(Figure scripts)
━━━━━━━━━━━━━━━━━━━━━━━━━━━━━━

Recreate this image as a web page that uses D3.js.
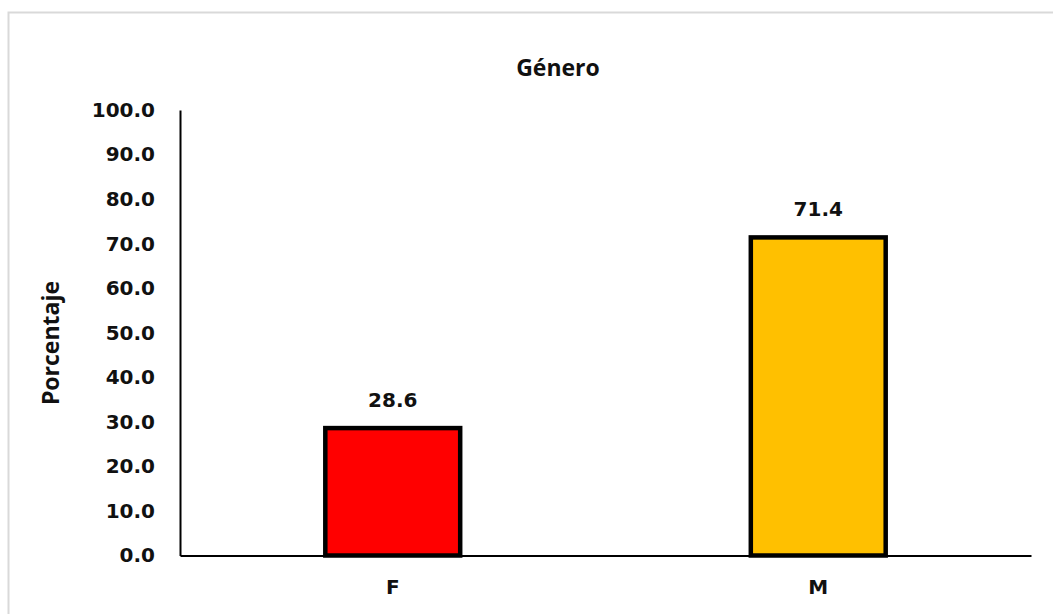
<!DOCTYPE html>
<html>
<head>
<meta charset="utf-8">
<script src="https://cdn.jsdelivr.net/npm/d3@7"></script>
<style>
  html, body { margin: 0; padding: 0; background: #fff; overflow: hidden; }
  svg { display: block; }
</style>
</head>
<body>
<svg id="chart" width="1053" height="614"></svg>
<script>
// Chart data
const categories = ["F", "M"];
const values = [28.6, 71.4];
const barColors = ["#ff0000", "#ffc000"];
const yTicks = [0, 10, 20, 30, 40, 50, 60, 70, 80, 90, 100];
const title = "Género";
const yTitle = "Porcentaje";

const svg = d3.select("#chart");
const plot = { left: 180, right: 1031, top: 110, bottom: 555.5 };

// Chart frame (runs past the visible edge on right/bottom)
svg.append("rect")
  .attr("x", 8.5).attr("y", 12.5)
  .attr("width", 1100).attr("height", 700)
  .attr("fill", "#fff")
  .attr("stroke", "#d9d9d9")
  .attr("stroke-width", 2);

const x = d3.scaleBand()
  .domain(categories)
  .range([plot.left, plot.right])
  .paddingInner(0.683)
  .paddingOuter(0.3415);

const y = d3.scaleLinear()
  .domain([0, 100])
  .range([plot.bottom, plot.top]);

const numFont = "'DejaVu Sans', sans-serif";
const textFont = "'Open Sans', sans-serif";

// Y axis
const yAxis = svg.append("g")
  .attr("transform", `translate(${plot.left},0)`)
  .call(d3.axisLeft(y).tickValues(yTicks).tickFormat(d3.format(".1f")).tickSize(0).tickPadding(25));
yAxis.select(".domain").attr("stroke", "#000").attr("stroke-width", 2);
yAxis.selectAll("text")
  .attr("font-family", numFont)
  .attr("font-weight", "bold")
  .attr("font-size", 20)
  .attr("fill", "#111");

// Bars
svg.append("g").selectAll("rect")
  .data(categories)
  .join("rect")
  .attr("x", d => x(d))
  .attr("width", x.bandwidth())
  .attr("y", (d, i) => y(values[i]))
  .attr("height", (d, i) => y(0) - y(values[i]))
  .attr("fill", (d, i) => barColors[i])
  .attr("stroke", "#000")
  .attr("stroke-width", 4.5);

// X axis
const xAxis = svg.append("g")
  .attr("transform", `translate(0,${plot.bottom})`)
  .call(d3.axisBottom(x).tickSize(0).tickPadding(24));
xAxis.select(".domain").attr("stroke", "#000").attr("stroke-width", 2);
xAxis.selectAll("text")
  .attr("font-family", numFont)
  .attr("font-weight", "bold")
  .attr("font-size", 20)
  .attr("fill", "#111");

// Value labels
svg.append("g").selectAll("text")
  .data(categories)
  .join("text")
  .attr("x", d => x(d) + x.bandwidth() / 2)
  .attr("y", (d, i) => y(values[i]) - 21)
  .attr("text-anchor", "middle")
  .attr("font-family", numFont)
  .attr("font-weight", "bold")
  .attr("font-size", 20)
  .attr("fill", "#111")
  .text((d, i) => values[i].toFixed(1));

// Title
svg.append("text")
  .attr("x", 558).attr("y", 76)
  .attr("text-anchor", "middle")
  .attr("font-family", textFont)
  .attr("font-weight", "bold")
  .attr("font-size", 23)
  .attr("fill", "#111")
  .text(title);

// Y axis title
svg.append("text")
  .attr("transform", "translate(59,343) rotate(-90)")
  .attr("text-anchor", "middle")
  .attr("font-family", textFont)
  .attr("font-weight", "bold")
  .attr("font-size", 23)
  .attr("fill", "#111")
  .text(yTitle);
</script>
</body>
</html>
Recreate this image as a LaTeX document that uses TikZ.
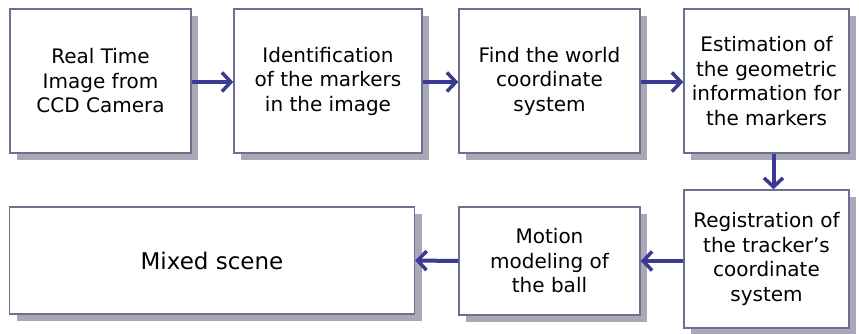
\documentclass[tikz,border=0pt]{standalone}
\usepackage{fontspec}
\setmainfont{DejaVu Sans}
\usetikzlibrary{arrows.meta,shadows}
\definecolor{boxline}{HTML}{6E6E92}
\definecolor{shadowc}{HTML}{A8A8B6}
\definecolor{arrowc}{HTML}{3A3A92}
\begin{document}
\begin{tikzpicture}[x=1pt,y=-1pt,
  box/.style={draw=boxline,line width=1.4pt,fill=white,
    drop shadow={shadow xshift=7pt,shadow yshift=-7pt,fill=shadowc,opacity=1},
    align=center,inner sep=0pt,
    font=\fontsize{20}{24.5}\selectfont},
  flow/.style={draw=arrowc,line width=4pt,
    -{Straight Barb[length=9pt,width=19pt,line width=3.5pt]}}]
\useasboundingbox (0,0) rectangle (859,334);
\node[box,minimum width=181pt,minimum height=144pt] (b1) at (100.5,81) {Real Time\\Image from\\CCD Camera};
\node[box,minimum width=188pt,minimum height=144pt] (b2) at (328,81) {Identification\\of the markers\\in the image};
\node[box,minimum width=181pt,minimum height=144pt] (b3) at (549.5,81) {Find the world\\coordinate\\system};
\node[box,minimum width=165pt,minimum height=144pt] (b4) at (766.5,81) {Estimation of\\the geometric\\information for\\the markers};
\node[box,minimum width=165pt,minimum height=138pt] (b5) at (766.5,259) {Registration of\\the tracker's\\coordinate\\system};
\node[box,minimum width=181pt,minimum height=108pt] (b6) at (549.5,261) {Motion\\modeling of\\the ball};
\node[box,minimum width=405pt,minimum height=107pt,font=\fontsize{23}{28}\selectfont] (b7) at (212,260.5) {Mixed scene};
\draw[flow] ([yshift=-1pt]b1.east) -- ([yshift=-1pt]b2.west);
\draw[flow] ([yshift=-1pt]b2.east) -- ([yshift=-1pt]b3.west);
\draw[flow] ([yshift=-1pt]b3.east) -- ([yshift=-1pt]b4.west);
\draw[flow] ([xshift=7pt]b4.south) -- ([xshift=7pt]b5.north);
\draw[flow] (b5.west |- b6.east) -- (b6.east);
\draw[flow] (b6.west) -- (b7.east);
\end{tikzpicture}
\end{document}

━━━━━━━━━━━━━━━━━━━━━━━━━━━━━━

▶ **GIVEN REQUEST**:
Make an exact copy of the data, leaving its pictures out.

▶ **RESPONSE**:
Recreate this image as a web page that uses D3.js.
<!DOCTYPE html>
<html>
<head>
<meta charset="utf-8">
<script src="https://cdn.jsdelivr.net/npm/d3@7"></script>
<style>
  html, body { margin: 0; padding: 0; background: #fff; overflow: hidden; }
  svg { display: block; }
</style>
</head>
<body>
<svg id="chart" width="1053" height="614"></svg>
<script>
// Chart data
const categories = ["F", "M"];
const values = [28.6, 71.4];
const barColors = ["#ff0000", "#ffc000"];
const yTicks = [0, 10, 20, 30, 40, 50, 60, 70, 80, 90, 100];
const title = "Género";
const yTitle = "Porcentaje";

const svg = d3.select("#chart");
const plot = { left: 180, right: 1031, top: 110, bottom: 555.5 };

// Chart frame (runs past the visible edge on right/bottom)
svg.append("rect")
  .attr("x", 8.5).attr("y", 12.5)
  .attr("width", 1100).attr("height", 700)
  .attr("fill", "#fff")
  .attr("stroke", "#d9d9d9")
  .attr("stroke-width", 2);

const x = d3.scaleBand()
  .domain(categories)
  .range([plot.left, plot.right])
  .paddingInner(0.683)
  .paddingOuter(0.3415);

const y = d3.scaleLinear()
  .domain([0, 100])
  .range([plot.bottom, plot.top]);

const numFont = "'DejaVu Sans', sans-serif";
const textFont = "'Open Sans', sans-serif";

// Y axis
const yAxis = svg.append("g")
  .attr("transform", `translate(${plot.left},0)`)
  .call(d3.axisLeft(y).tickValues(yTicks).tickFormat(d3.format(".1f")).tickSize(0).tickPadding(25));
yAxis.select(".domain").attr("stroke", "#000").attr("stroke-width", 2);
yAxis.selectAll("text")
  .attr("font-family", numFont)
  .attr("font-weight", "bold")
  .attr("font-size", 20)
  .attr("fill", "#111");

// Bars
svg.append("g").selectAll("rect")
  .data(categories)
  .join("rect")
  .attr("x", d => x(d))
  .attr("width", x.bandwidth())
  .attr("y", (d, i) => y(values[i]))
  .attr("height", (d, i) => y(0) - y(values[i]))
  .attr("fill", (d, i) => barColors[i])
  .attr("stroke", "#000")
  .attr("stroke-width", 4.5);

// X axis
const xAxis = svg.append("g")
  .attr("transform", `translate(0,${plot.bottom})`)
  .call(d3.axisBottom(x).tickSize(0).tickPadding(24));
xAxis.select(".domain").attr("stroke", "#000").attr("stroke-width", 2);
xAxis.selectAll("text")
  .attr("font-family", numFont)
  .attr("font-weight", "bold")
  .attr("font-size", 20)
  .attr("fill", "#111");

// Value labels
svg.append("g").selectAll("text")
  .data(categories)
  .join("text")
  .attr("x", d => x(d) + x.bandwidth() / 2)
  .attr("y", (d, i) => y(values[i]) - 21)
  .attr("text-anchor", "middle")
  .attr("font-family", numFont)
  .attr("font-weight", "bold")
  .attr("font-size", 20)
  .attr("fill", "#111")
  .text((d, i) => values[i].toFixed(1));

// Title
svg.append("text")
  .attr("x", 558).attr("y", 76)
  .attr("text-anchor", "middle")
  .attr("font-family", textFont)
  .attr("font-weight", "bold")
  .attr("font-size", 23)
  .attr("fill", "#111")
  .text(title);

// Y axis title
svg.append("text")
  .attr("transform", "translate(59,343) rotate(-90)")
  .attr("text-anchor", "middle")
  .attr("font-family", textFont)
  .attr("font-weight", "bold")
  .attr("font-size", 23)
  .attr("fill", "#111")
  .text(yTitle);
</script>
</body>
</html>
Recreate this image as a LaTeX document that uses TikZ.
\documentclass[tikz,border=0pt]{standalone}
\usepackage{fontspec}
\setmainfont{DejaVu Sans}
\usetikzlibrary{arrows.meta,shadows}
\definecolor{boxline}{HTML}{6E6E92}
\definecolor{shadowc}{HTML}{A8A8B6}
\definecolor{arrowc}{HTML}{3A3A92}
\begin{document}
\begin{tikzpicture}[x=1pt,y=-1pt,
  box/.style={draw=boxline,line width=1.4pt,fill=white,
    drop shadow={shadow xshift=7pt,shadow yshift=-7pt,fill=shadowc,opacity=1},
    align=center,inner sep=0pt,
    font=\fontsize{20}{24.5}\selectfont},
  flow/.style={draw=arrowc,line width=4pt,
    -{Straight Barb[length=9pt,width=19pt,line width=3.5pt]}}]
\useasboundingbox (0,0) rectangle (859,334);
\node[box,minimum width=181pt,minimum height=144pt] (b1) at (100.5,81) {Real Time\\Image from\\CCD Camera};
\node[box,minimum width=188pt,minimum height=144pt] (b2) at (328,81) {Identification\\of the markers\\in the image};
\node[box,minimum width=181pt,minimum height=144pt] (b3) at (549.5,81) {Find the world\\coordinate\\system};
\node[box,minimum width=165pt,minimum height=144pt] (b4) at (766.5,81) {Estimation of\\the geometric\\information for\\the markers};
\node[box,minimum width=165pt,minimum height=138pt] (b5) at (766.5,259) {Registration of\\the tracker's\\coordinate\\system};
\node[box,minimum width=181pt,minimum height=108pt] (b6) at (549.5,261) {Motion\\modeling of\\the ball};
\node[box,minimum width=405pt,minimum height=107pt,font=\fontsize{23}{28}\selectfont] (b7) at (212,260.5) {Mixed scene};
\draw[flow] ([yshift=-1pt]b1.east) -- ([yshift=-1pt]b2.west);
\draw[flow] ([yshift=-1pt]b2.east) -- ([yshift=-1pt]b3.west);
\draw[flow] ([yshift=-1pt]b3.east) -- ([yshift=-1pt]b4.west);
\draw[flow] ([xshift=7pt]b4.south) -- ([xshift=7pt]b5.north);
\draw[flow] (b5.west |- b6.east) -- (b6.east);
\draw[flow] (b6.west) -- (b7.east);
\end{tikzpicture}
\end{document}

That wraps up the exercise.